Mais le dossier qui mobilise l’industrie est celui de l’attribution des contrats. Les modèles établis, surtout ceux faisant appel au plus bas soumissionnaire, ne sont souvent plus adaptés à la réalité. «Pour les gros chantiers, reprend Me Bourque, nous proposons un mode collaboratif, où les entrepreneurs sont impliqués dès la table à dessin, où donneurs d’ouvrage et entrepreneurs collaborent en continu. Ce modèle a fait ses preuves aux États-Unis et en Europe.»

 

Le ministère de l’Environnement n’existait pas avant 1976. Aujourd’hui, il est omniprésent. […] Il en va de même pour la santé et la sécurité au travail: cette préoccupation, moins présente il y a 20 ans, est désormais au cœur des contrats.

– Me Gisèle Bourque

Ce mode de fonctionnement permet de régler les litiges et les imprévus sans les judiciariser grâce à la médiation en cours d’exécution. Il se traduit par des économies tant pour les contribuables que pour les entrepreneurs, avance-t-elle.

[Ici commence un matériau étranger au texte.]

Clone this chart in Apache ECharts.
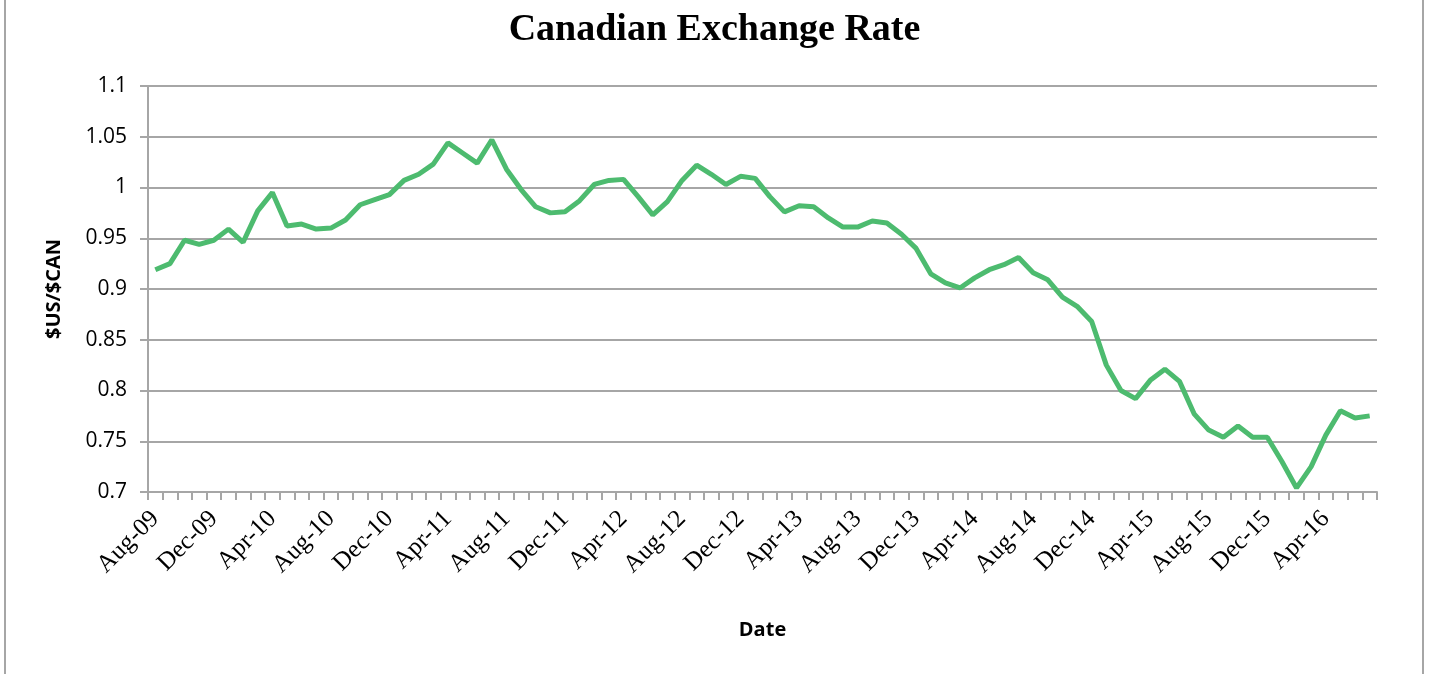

Gisèle Bourque perçoit d’ailleurs des changements de mentalités.

 Hydro-Québec a clairement tendu la main. Les médias ont récemment illustré qu’une révolution se prépare dans les officines gouvernementales…

Métro Montréal
Métro de Montréal

Du changement

Sur le front de la main-d’œuvre, les entrepreneurs doivent désormais attirer femmes, autochtones et minorités visibles, ce qui n’est pas une mince tâche. Ailleurs dans le monde, l’industrie embauche massivement dans la diversité.

Le fait que Me Bourque soit la première femme (et la première avocate) à la tête de l’ACRGTQ est-il symbolique d’un changement? «J’ai trouvé que les administrateurs étaient surprenants et audacieux de me confier ce mandat en 2002, répond-elle. J’en suis fière, d’autant plus que durant toutes ces années, je n’ai connu que des relations respectueuses et constructives avec mon entourage.»

Elle ajoute que son statut d’avocate a permis de faire avancer des dossiers, car les membres vivent de nombreux litiges et ont besoin d’expertises en relations contractuelles ou en maîtrise des lois et règlements. La formation juridique se fait aussi sentir au moment de négocier des conventions collectives ou de présenter un mémoire en commission parlementaire.

Elle est surtout consciente qu’elle constitue un modèle dans une industrie à majorité masculine, même si, désormais, plusieurs femmes occupent des postes dans l’organisation. «Les femmes ont besoin de modèles pour inspirer les autres. Mon histoire personnelle démontre qu’on peut s’épanouir et faire carrière dans notre industrie. Qu’on peut embaucher des femmes. C’est constructif», conclut-elle. ■

Le dernier congrès de l’ACRGTQ portait sur de grandes tendances observées dans le milieu de la construction.